The "black agenda," as the groups have called their wish list on Twitter, starts with ensuring the fiscal cliff doesn't disproportionately hurt black Americans. That's something Marc Morial, president and CEO of the National Urban League, has worried about before. But Morial also listed five new priorities that came out of what he called Monday's "historic gathering." Those include: working for parity for blacks in education, health care and the economy; reforming the criminal justice system; and protecting and defending voting rights.
The White House did not immediately respond to request for comment about whether the president would make these priorities a focus during his second term.
But according to Morial, the voting rights priority is key. "When our community was challenged by voter suppression...they reacted with power, with dignity and with force," he said.
Despite allegations by liberal advocacy groups that voter suppression tactics by the right hindered minority voting, blacks represented 13 percent of the electorate in 2012, a percentage about equivalent with 2008.
But Al Sharpton, the founder and president of the National Action Network and a liberal commentator for MSNBC, warned Monday that "the voter suppression tactics we saw this year are still in front of us."
Sharpton also compared the new black agenda with the Civil Rights March on Washington, a major demonstration by African-American civil rights groups in 1963 that led to two major pieces of legislation: the Civil Rights Act of 1964 and the Voting Rights Act of 1965.
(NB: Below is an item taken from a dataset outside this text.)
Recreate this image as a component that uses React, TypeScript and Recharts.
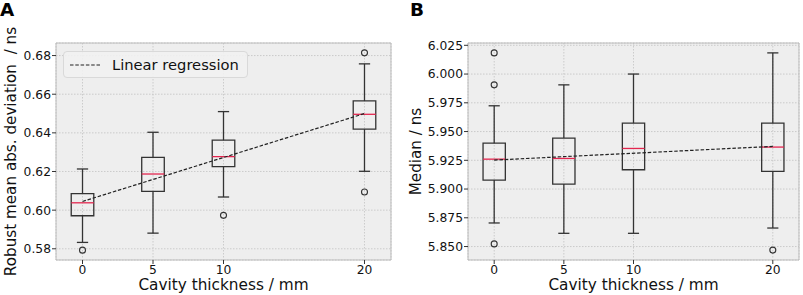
import React from 'react';
import {
  ComposedChart,
  Scatter,
  XAxis,
  YAxis,
  CartesianGrid,
  ReferenceArea,
  ReferenceLine,
} from 'recharts';

// Cavity thickness positions (mm)
const thicknessMm = [0, 5, 10, 20];
const xTicks = [0, 5, 10, 20];

// Panel A: robust mean abs. deviation / ns
const madWhiskerLow = [0.5833, 0.5881, 0.6068, 0.6201];
const madQ1 = [0.5971, 0.6097, 0.6225, 0.6419];
const madMedian = [0.6038, 0.6187, 0.6277, 0.6496];
const madQ3 = [0.6085, 0.6273, 0.6362, 0.6565];
const madWhiskerHigh = [0.6213, 0.6403, 0.651, 0.6757];
const madOutliers = [[0.5793], [], [0.5973], [0.6814, 0.6094]];
const madRegression = [0.6045, 0.65];
const madTicks = [0.58, 0.6, 0.62, 0.64, 0.66, 0.68];

// Panel B: median / ns
const medWhiskerLow = [5.8705, 5.8615, 5.8615, 5.8661];
const medQ1 = [5.9078, 5.9043, 5.9168, 5.9154];
const medMedian = [5.926, 5.9266, 5.9353, 5.9365];
const medQ3 = [5.9399, 5.9443, 5.9573, 5.9573];
const medWhiskerHigh = [5.9724, 5.9906, 6.0, 6.0184];
const medOutliers = [[6.0184, 5.9906, 5.8523], [], [], [5.8469]];
const medRegression = [5.9252, 5.9371];
const medTicks = [5.85, 5.875, 5.9, 5.925, 5.95, 5.975, 6.0, 6.025];

const regressionX = [0, 20];
const legendLabels = ['Linear regression'];

const FONT = '"DejaVu Sans", sans-serif';
const INK = '#333333';
const MEDIAN_RED = '#e3264f';
const REG_DASH = '3.5 1.8';
const BOX_HALF = 0.8;
const CAP_HALF = 0.4;
const X_DOMAIN: [number, number] = [-1.88, 21.88];

function RegressionLegend() {
  return (
    <div
      style={{
        position: 'absolute',
        left: 63,
        top: 51,
        boxSizing: 'border-box',
        width: 185,
        height: 27,
        display: 'flex',
        alignItems: 'center',
        paddingLeft: 6,
        background: 'rgba(241,241,241,0.9)',
        border: '1px solid #d9d9d9',
        borderRadius: 4,
        fontFamily: FONT,
        fontSize: 14.7,
        color: '#111',
        whiteSpace: 'nowrap',
      }}
    >
      {legendLabels.map((label) => (
        <React.Fragment key={label}>
          <svg width={31} height={6} style={{ marginRight: 11 }}>
            <line x1={0} y1={3} x2={31} y2={3} stroke="#222" strokeWidth={1.2} strokeDasharray={REG_DASH} />
          </svg>
          <span>{label}</span>
        </React.Fragment>
      ))}
    </div>
  );
}

interface PanelProps {
  left: number;
  width: number;
  tag: string;
  yLabel: string;
  yLabelX: number;
  yAxisWidth: number;
  marginRight: number;
  yDomain: [number, number];
  yTicks: number[];
  digits: number;
  low: number[];
  q1: number[];
  median: number[];
  q3: number[];
  high: number[];
  outliers: number[][];
  regression: number[];
  showLegend: boolean;
}

function BoxPanel(p: PanelProps) {
  const outlierPoints = thicknessMm.flatMap((x, i) => p.outliers[i].map((y) => ({ x, y })));
  const regressionPoints = regressionX.map((x, i) => ({ x, y: p.regression[i] }));
  const lineProps = { stroke: INK, strokeWidth: 1.3 };

  return (
    <div style={{ position: 'absolute', left: p.left, top: 0, width: p.width, height: 295 }}>
      <div
        style={{
          position: 'absolute',
          left: p.left === 0 ? 0 : 10,
          top: 1,
          fontFamily: FONT,
          fontWeight: 'bold',
          fontSize: 18.4,
          lineHeight: 1,
          color: '#000',
        }}
      >
        {p.tag}
      </div>
      <ComposedChart
        width={p.width}
        height={295}
        margin={{ top: 43, right: p.marginRight, left: 0, bottom: 0 }}
        style={{ fontFamily: FONT }}
      >
        <CartesianGrid fill="#eeeeee" stroke="#c2c2c2" strokeDasharray="1.5 1.5" strokeWidth={0.8} />
        <XAxis
          type="number"
          dataKey="x"
          domain={X_DOMAIN}
          ticks={xTicks}
          allowDataOverflow
          axisLine={false}
          tickSize={4}
          tickMargin={1}
          tickLine={{ stroke: INK }}
          tick={{ fontSize: 12.3, fill: '#111', fontFamily: FONT }}
          height={35}
          label={{
            content: ({ viewBox }: any) => (
              <text
                x={viewBox.x + viewBox.width / 2}
                y={viewBox.y + 29.5}
                textAnchor="middle"
                fontSize={15.3}
                fill="#111"
                fontFamily={FONT}
              >
                Cavity thickness / mm
              </text>
            ),
          }}
        />
        <YAxis
          type="number"
          dataKey="y"
          domain={p.yDomain}
          ticks={p.yTicks}
          allowDataOverflow
          axisLine={false}
          tickSize={4}
          tickMargin={1}
          tickLine={{ stroke: INK }}
          tick={{ fontSize: 12.3, fill: '#111', fontFamily: FONT }}
          tickFormatter={(v: number) => v.toFixed(p.digits)}
          width={p.yAxisWidth}
          label={{
            content: ({ viewBox }: any) => {
              const cx = p.yLabelX;
              const cy = viewBox.y + viewBox.height / 2;
              return (
                <text
                  x={cx}
                  y={cy}
                  textAnchor="middle"
                  transform={`rotate(-90 ${cx} ${cy})`}
                  fontSize={15.2}
                  fill="#111"
                  fontFamily={FONT}
                  style={{ whiteSpace: 'pre' }}
                >
                  {p.yLabel}
                </text>
              );
            },
          }}
        />

        {/* plot frame */}
        <ReferenceArea
          x1={X_DOMAIN[0]}
          x2={X_DOMAIN[1]}
          y1={p.yDomain[0]}
          y2={p.yDomain[1]}
          fill="none"
          stroke="#bcbcbc"
          strokeWidth={1}
          ifOverflow="visible"
        />

        {thicknessMm.map((x, i) => (
          <React.Fragment key={x}>
            <ReferenceLine segment={[{ x, y: p.q1[i] }, { x, y: p.low[i] }]} {...lineProps} ifOverflow="visible" />
            <ReferenceLine segment={[{ x, y: p.q3[i] }, { x, y: p.high[i] }]} {...lineProps} ifOverflow="visible" />
            <ReferenceLine
              segment={[{ x: x - CAP_HALF, y: p.low[i] }, { x: x + CAP_HALF, y: p.low[i] }]}
              {...lineProps}
              ifOverflow="visible"
            />
            <ReferenceLine
              segment={[{ x: x - CAP_HALF, y: p.high[i] }, { x: x + CAP_HALF, y: p.high[i] }]}
              {...lineProps}
              ifOverflow="visible"
            />
            <ReferenceArea
              x1={x - BOX_HALF}
              x2={x + BOX_HALF}
              y1={p.q1[i]}
              y2={p.q3[i]}
              fill="none"
              fillOpacity={0}
              {...lineProps}
              ifOverflow="visible"
            />
            <ReferenceLine
              segment={[{ x: x - BOX_HALF, y: p.median[i] }, { x: x + BOX_HALF, y: p.median[i] }]}
              stroke={MEDIAN_RED}
              strokeWidth={1.3}
              ifOverflow="visible"
            />
          </React.Fragment>
        ))}

        <Scatter
          name="Linear regression"
          data={regressionPoints}
          line={{ stroke: '#222', strokeWidth: 1.2, strokeDasharray: REG_DASH }}
          shape={() => <g />}
          isAnimationActive={false}
        />
        <Scatter
          name="outliers"
          data={outlierPoints}
          isAnimationActive={false}
          shape={(s: any) => <circle cx={s.cx} cy={s.cy} r={3} fill="none" stroke={INK} strokeWidth={1.1} />}
        />
      </ComposedChart>
      {p.showLegend && <RegressionLegend />}
    </div>
  );
}

export default function App() {
  return (
    <div style={{ position: 'absolute', left: 0, top: 0, width: 803, height: 295, background: '#fff' }}>
      <BoxPanel
        left={0}
        width={400}
        tag="A"
        yLabel="Robust mean abs. deviation  / ns"
        yLabelX={16}
        yAxisWidth={56}
        marginRight={9}
        yDomain={[0.5742, 0.6865]}
        yTicks={madTicks}
        digits={2}
        low={madWhiskerLow}
        q1={madQ1}
        median={madMedian}
        q3={madQ3}
        high={madWhiskerHigh}
        outliers={madOutliers}
        regression={madRegression}
        showLegend
      />
      <BoxPanel
        left={400}
        width={403}
        tag="B"
        yLabel="Median / ns"
        yLabelX={21}
        yAxisWidth={68}
        marginRight={4}
        yDomain={[5.8383, 6.027]}
        yTicks={medTicks}
        digits={3}
        low={medWhiskerLow}
        q1={medQ1}
        median={medMedian}
        q3={medQ3}
        high={medWhiskerHigh}
        outliers={medOutliers}
        regression={medRegression}
        showLegend={false}
      />
    </div>
  );
}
"It is in that spirit a half a century later we say that we'll work together, that we'll come together, to try to set an agenda," Sharpton said. While the new wish list is unlikely to lead to such historic legislation, unity by various African-American advocacy groups may prove important.
An October study from Washington University in St. Louis found that some black American groups, namely conservative and religious blacks, felt deeply disillusioned with the president. These groups said they felt less free when it came to political participation than they had under previous administrations, because of ideological differences they had with the president.
Morial acknowledged the importance of unity, though none of the four main advocacy groups involved in Monday's talks are headed up by conservative leaders. "Against the backdrop of... a great deal of hope and promise that we have in our president's second term," he said. "We felt it was important for us to come together."